The decay constant, represented by \(\lambda\), is a crucial parameter in understanding how a radioactive substance decays over time. It gives us information about the rate at which the substance loses its activity. The higher the decay constant, the faster the decay rate of the substance.
In the context of the exercise, the decay constant can be calculated by utilizing the exponential decay formula. Given that the activity of the sample decreases from \(N_0\) to \(\frac{N_0}{e}\) in 5 minutes, we can determine that \(\lambda = \frac{1}{5}\). This indicates that for this particular radioactive sample, the rate of decay results in the activity being reduced by a factor of \(e\) every 5 minutes. Understanding the decay constant is essential for predicting future decays and understanding the stability of the radioactive material.

Half-Life

Half-life, often denoted as \(t_{1/2}\), is the time required for a radioactive substance to reduce to half of its initial activity. It's a practical way to grasp how quickly a material becomes less radioactive. In the context of our problem, knowing the half-life allows us to predict when the activity of the sample will reach a certain threshold.
Using the exponential decay formula, we can establish the relationship: \[\frac{N_0}{2} = N_0 \cdot e^{-\lambda t_{1/2}}\]Simplifying by dividing each side by \(N_0\), we get \[\frac{1}{2} = e^{-\frac{1}{5}t_{1/2}}\]By taking the natural logarithm on both sides, solving gives us the half-life as \[t_{1/2} = 5\ln2\] minutes.
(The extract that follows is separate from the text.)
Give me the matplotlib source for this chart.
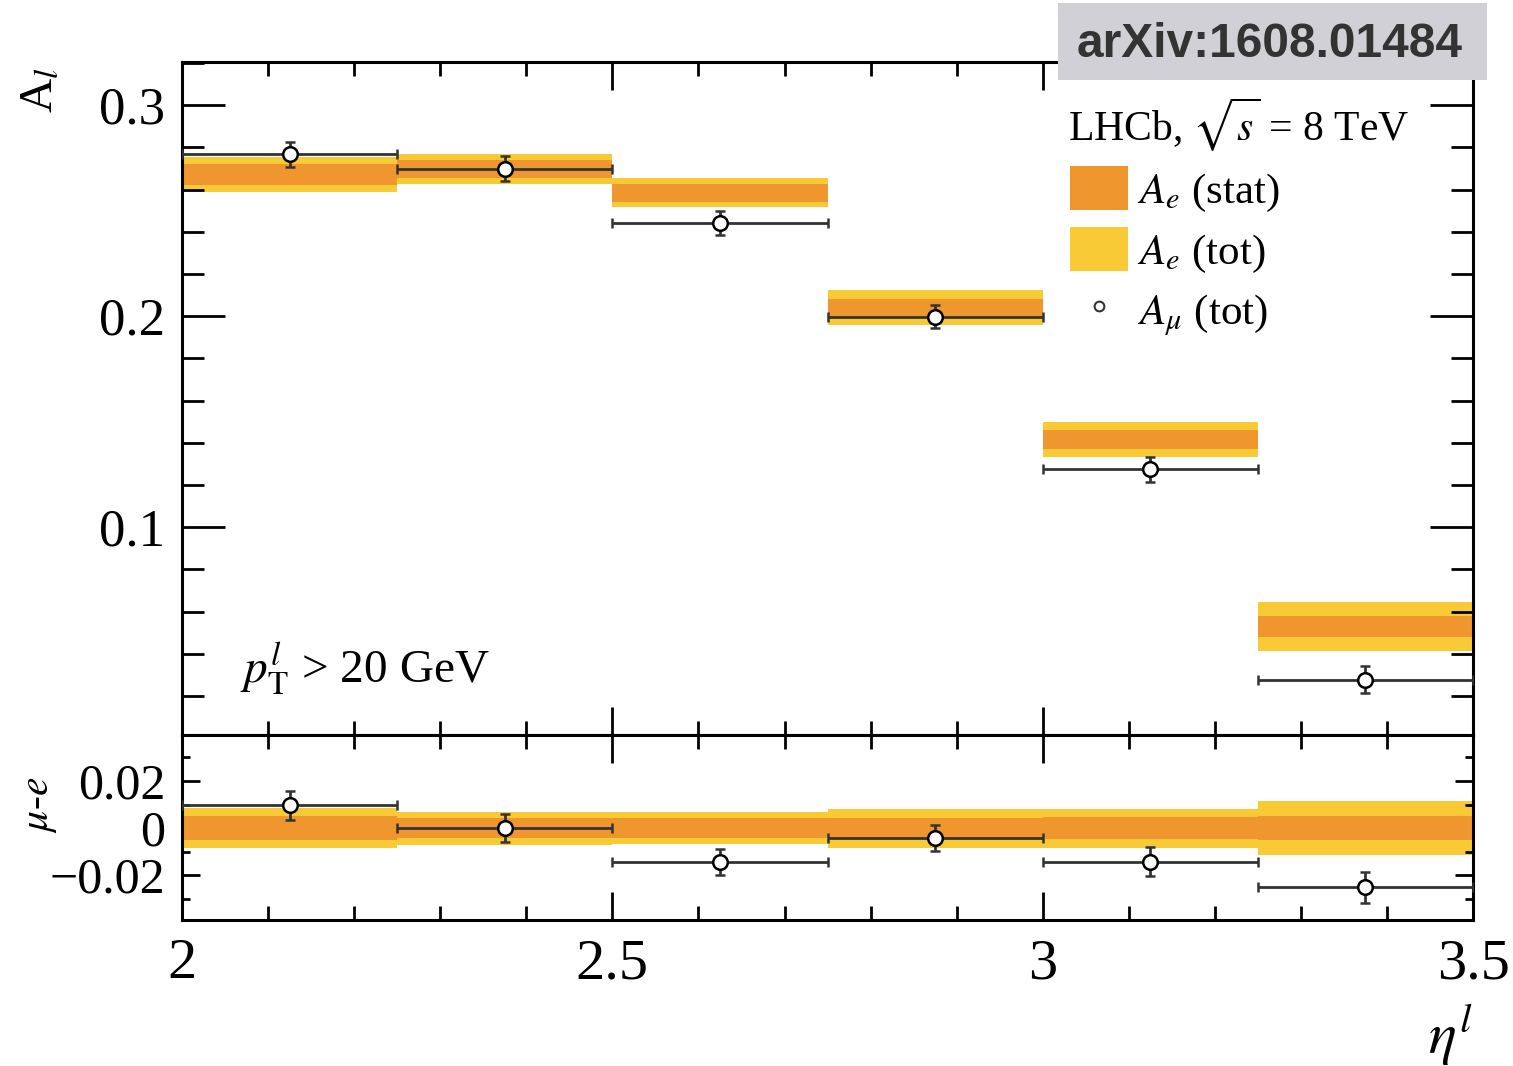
import matplotlib
matplotlib.use('Agg')
import numpy as np
import matplotlib.pyplot as plt
from matplotlib.patches import Patch, Rectangle
from matplotlib.lines import Line2D
from matplotlib.ticker import MultipleLocator, FuncFormatter

plt.rcParams['font.family'] = ['Liberation Serif', 'DejaVu Serif']
plt.rcParams['mathtext.fontset'] = 'stix'

# eta bins and lepton charge asymmetries
bin_edges = [2.0, 2.25, 2.5, 2.75, 3.0, 3.25, 3.5]
a_e = [0.2672, 0.2699, 0.2585, 0.2040, 0.1417, 0.0529]
a_e_stat = [0.0052, 0.0044, 0.0042, 0.0044, 0.0045, 0.0050]
a_e_tot = [0.0085, 0.0070, 0.0069, 0.0083, 0.0083, 0.0115]
a_mu = [0.2768, 0.2700, 0.2442, 0.1997, 0.1275, 0.0278]
a_mu_err = [0.0060, 0.0060, 0.0055, 0.0055, 0.0060, 0.0065]

ORANGE = '#f0962f'
YELLOW = '#f8ca35'

edges = np.array(bin_edges)
centers = 0.5 * (edges[1:] + edges[:-1])
widths = edges[1:] - edges[:-1]
a_e = np.array(a_e)
a_e_stat = np.array(a_e_stat)
a_e_tot = np.array(a_e_tot)
a_mu = np.array(a_mu)
a_mu_err = np.array(a_mu_err)
diff = a_mu - a_e

fig = plt.figure(figsize=(15.13, 10.66), dpi=100)
ax = fig.add_axes([0.1203, 0.3105, 0.8533, 0.6313])
axr = fig.add_axes([0.1203, 0.1370, 0.8533, 0.1735], sharex=ax)

err_kw = dict(fmt='o', ms=10.5, mfc='white', mec='black', mew=1.8,
              ecolor='#333333', elinewidth=2, capsize=3.5, capthick=2, zorder=3)

# top panel: electron bands + muon points
ax.bar(centers, 2 * a_e_tot, bottom=a_e - a_e_tot, width=widths,
       color=YELLOW, lw=0, zorder=1)
ax.bar(centers, 2 * a_e_stat, bottom=a_e - a_e_stat, width=widths,
       color=ORANGE, lw=0, zorder=2)
ax.errorbar(centers, a_mu, yerr=a_mu_err, xerr=widths / 2, **err_kw)

# ratio panel: mu - e
axr.bar(centers, 2 * a_e_tot, bottom=-a_e_tot, width=widths,
        color=YELLOW, lw=0, zorder=1)
axr.bar(centers, 2 * a_e_stat, bottom=-a_e_stat, width=widths,
        color=ORANGE, lw=0, zorder=2)
axr.errorbar(centers, diff, yerr=a_mu_err, xerr=widths / 2, **err_kw)

ax.set_xlim(2.0, 3.5)
ax.set_ylim(0.0015, 0.3205)
axr.set_ylim(-0.039, 0.0395)

for a in (ax, axr):
    a.tick_params(which='both', direction='in', top=True, right=True, width=2)
    for sp in a.spines.values():
        sp.set_linewidth(2.2)
    a.xaxis.set_major_locator(MultipleLocator(0.5))
    a.xaxis.set_minor_locator(MultipleLocator(0.1))
    a.tick_params(axis='x', which='major', length=20)
    a.tick_params(axis='x', which='minor', length=10)

ax.yaxis.set_major_locator(MultipleLocator(0.1))
ax.yaxis.set_minor_locator(MultipleLocator(0.02))
ax.tick_params(axis='y', which='major', length=31, labelsize=38, pad=12)
ax.tick_params(axis='y', which='minor', length=16)
ax.tick_params(axis='x', labelbottom=False)
ax.yaxis.set_major_formatter(FuncFormatter(lambda v, p: f'{v:.1f}'))

axr.yaxis.set_major_locator(MultipleLocator(0.02))
axr.yaxis.set_minor_locator(MultipleLocator(0.01))
axr.tick_params(axis='y', which='major', length=13, labelsize=36, pad=12)
axr.tick_params(axis='y', which='minor', length=6)
axr.tick_params(axis='x', which='major', labelsize=42, pad=13)
axr.yaxis.set_major_formatter(
    FuncFormatter(lambda v, p: '0' if abs(v) < 1e-9 else f'{v:g}'.replace('-', '\u2212')))
axr.xaxis.set_major_formatter(FuncFormatter(lambda v, p: f'{v:g}'))

# axis titles
fig.text(40 / 1513, 1 - 90 / 1066, r'A$_{l}$', rotation=90, fontsize=34,
         ha='center', va='center')
fig.text(40 / 1513, 1 - 805 / 1066, r'$\mu$-$e$', rotation=90, fontsize=30,
         ha='center', va='center')
fig.text(1450 / 1513, 1 - 1035 / 1066, r'$\eta^{l}$', fontsize=42,
         ha='center', va='center')

ax.text(0.045, 0.097, r'$p_{\mathrm{T}}^{l}$ > 20 GeV', transform=ax.transAxes,
        fontsize=34, ha='left', va='center')
ax.text(0.686, 0.906, r'LHCb, $\sqrt{s}$ = 8 TeV', transform=ax.transAxes,
        fontsize=30, ha='left', va='center')

handles = [Patch(fc=ORANGE, lw=0), Patch(fc=YELLOW, lw=0),
           Line2D([], [], marker='o', ls='none', ms=7, mfc='white',
                  mec='#333333', mew=1.5)]
labels = [r'$A_e$ (stat)', r'$A_e$ (tot)', r'$A_\mu$ (tot)']
ax.legend(handles, labels, loc='upper left', bbox_to_anchor=(0.688, 0.8455),
          frameon=False, fontsize=31, handlelength=1.33, handleheight=1.2,
          handletextpad=0.23, labelspacing=0.31, borderpad=0, borderaxespad=0)

# arXiv tag in the corner
fig.add_artist(Rectangle((1058 / 1513, 1 - 80 / 1066), 429 / 1513, 77 / 1066,
                         transform=fig.transFigure, fc='#d0d0d6', ec='none',
                         zorder=10))
fig.text(1270 / 1513, 1 - 44 / 1066, 'arXiv:1608.01484', fontsize=34.5,
         fontweight='bold', family='Liberation Sans', color='#333333',
         ha='center', va='center', zorder=11)

fig.savefig('out.png', dpi=100)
This result shows that every 5\(\ln2\) minutes, the radioactivity of the sample will decrease by half, highlighting how knowledge of half-life helps in planning and safety measurements around radioactive material.

Exponential Decay Formula

The exponential decay formula is central in modeling how radioactive decay occurs over time and is represented as \[N(t) = N_0 \cdot e^{-\lambda t}\]This equation describes how the quantity of radioactive substance changes as time progresses. Here \(N(t)\) is the remaining activity after time \(t\), while \(N_0\) is the initial activity.
Let's breakdown how this formula applies to the problem at hand:

• The activity at \(t=0\) is given as \(N_0\).
• At \(t=5\) minutes, the activity is \(\frac{N_0}{e}\), indicating decay.
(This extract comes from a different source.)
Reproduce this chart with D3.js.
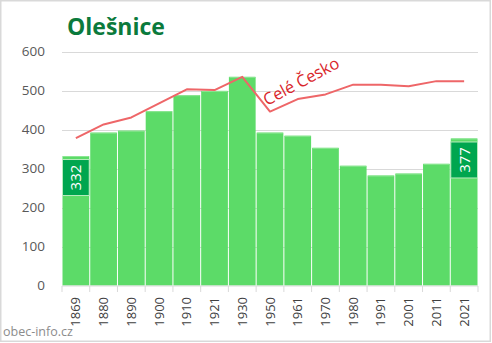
<!DOCTYPE html>
<html><head><meta charset="utf-8">
<script src="https://cdn.jsdelivr.net/npm/d3@7"></script>
<style>body{margin:0;background:#fff}svg{display:block}</style>
</head><body>
<svg id="c" width="492" height="343"></svg>
<script>
const years = ["1869","1880","1890","1900","1910","1921","1930","1950","1961","1970","1980","1991","2001","2011","2021"];
const population = [332,392,397,447,488,499,535,392,384,353,307,282,287,312,377];
const czechScaled = [378,413,431,467,503,501,535,446,478,490,515,515,511,524,524];
const yTicks = [0,100,200,300,400,500,600];
const title = "Olešnice";
const lineLabel = "Celé Česko";
const watermark = "obec-info.cz";
const labelled = [0,14];

const svg = d3.select("#c");
const font = "'Open Sans', 'Noto Sans', sans-serif";
const x = d3.scaleBand().domain(years).range([62,478]).padding(0);
const y = d3.scaleLinear().domain([0,600]).range([285.5,51.5]);

svg.append("rect").attr("x",0.75).attr("y",0.75).attr("width",489.5).attr("height",340.5)
  .attr("fill","#fff").attr("stroke","#d9d9d9").attr("stroke-width",1.5);

// grid
svg.append("g").selectAll("line").data(yTicks.filter(d=>d>0)).join("line")
  .attr("x1",62).attr("x2",478).attr("y1",d=>Math.round(y(d))+0.5).attr("y2",d=>Math.round(y(d))+0.5)
  .attr("stroke","#d9d9d9").attr("stroke-width",1);

// y labels
svg.append("g").selectAll("text").data(yTicks).join("text")
  .attr("x",45).attr("y",d=>y(d)+4.5).attr("text-anchor","end")
  .attr("font-family",font).attr("font-size",13.5).attr("fill","#595959").text(d=>d);

// bars
svg.append("g").selectAll("rect").data(years).join("rect")
  .attr("x",d=>x(d)+0.5).attr("width",x.bandwidth()-1)
  .attr("y",(d,i)=>y(population[i])).attr("height",(d,i)=>y(0)-y(population[i]))
  .attr("fill","#5cdb68");
svg.append("g").selectAll("line").data(years).join("line")
  .attr("x1",d=>x(d)+1).attr("x2",d=>x(d)+x.bandwidth()-1)
  .attr("y1",(d,i)=>y(population[i])+0.5).attr("y2",(d,i)=>y(population[i])+0.5)
  .attr("stroke","#8de694").attr("stroke-width",1);

// x axis
svg.append("line").attr("x1",62).attr("x2",478).attr("y1",286).attr("y2",286).attr("stroke","#d9d9d9");
const bounds = years.map(d=>x(d)).concat([x(years[years.length-1])+x.bandwidth()]);
svg.append("g").selectAll("line").data(bounds).join("line")
  .attr("x1",d=>d).attr("x2",d=>d).attr("y1",286).attr("y2",292).attr("stroke","#d9d9d9");
svg.append("g").selectAll("text").data(years).join("text")
  .attr("transform",d=>`translate(${x(d)+x.bandwidth()/2+4.5},297) rotate(-90)`)
  .attr("text-anchor","end").attr("font-family",font).attr("font-size",13).attr("fill","#404040").text(d=>d);

// line
const line = d3.line().x((d,i)=>x(years[i])+x.bandwidth()/2).y(d=>y(d));
svg.append("path").datum(czechScaled).attr("d",line).attr("fill","none")
  .attr("stroke","#ee6668").attr("stroke-width",2).attr("stroke-linejoin","round");

// labels on bars
labelled.forEach(i=>{
  const bx = x(years[i])+0.5, top = y(population[i])+3.5;
  svg.append("rect").attr("x",bx).attr("y",top).attr("width",x.bandwidth()-1).attr("height",36)
    .attr("fill","#00a64f").attr("stroke","#b8ecbd").attr("stroke-width",1);
  svg.append("text").attr("transform",`translate(${x(years[i])+x.bandwidth()/2+5.5},${top+18}) rotate(-90)`)
    .attr("text-anchor","middle").attr("font-family",font).attr("font-size",15).attr("fill","#fff").text(population[i]);
});

// line label
svg.append("text").attr("transform","translate(267,106) rotate(-28)")
  .attr("font-family",font).attr("font-size",16.5).attr("fill","#d9262b").text(lineLabel);

// title
svg.append("text").attr("x",67).attr("y",35).attr("font-family",font).attr("font-weight","bold")
  .attr("font-size",23).attr("fill","#0b7a3c").text(title);

// watermark
svg.append("text").attr("x",3).attr("y",336).attr("font-family",font).attr("font-size",12.5)
  .attr("fill","#8c8c8c").text(watermark);
</script>
</body></html>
Substituting these conditions into the exponential decay formula allows us to solve for the decay constant and understand the rate of decay." The exponential nature captured by the formula emphasizes how the decay process isn't linear but speeds up or slows down dramatically over time.

Natural Logarithm

The natural logarithm, often written as \(\ln\), is an important concept in the study of exponential growth and decay, commonly used in radioactive decay calculations. It represents the logarithm to the base \(e\) (approximately 2.718). This mathematical tool helps unravel the equations involving exponentials, especially when we seek solutions for time or decay constants.
In the exercise, we use the natural logarithm to solve for both the decay constant \(\lambda\) and the half-life \(t_{1/2}\). By involve \(\ln\) in these calculations, it's possible to transform an exponential equation into a linear form, which simplifies problem solving. For example, taking the natural log of both sides of \(e^{-\lambda t} = \frac{1}{e}\) makes it easier to isolate and calculate \(\lambda\). Such transformations are pivotal in comprehending how quickly substances decay and making predictions based on decay rates.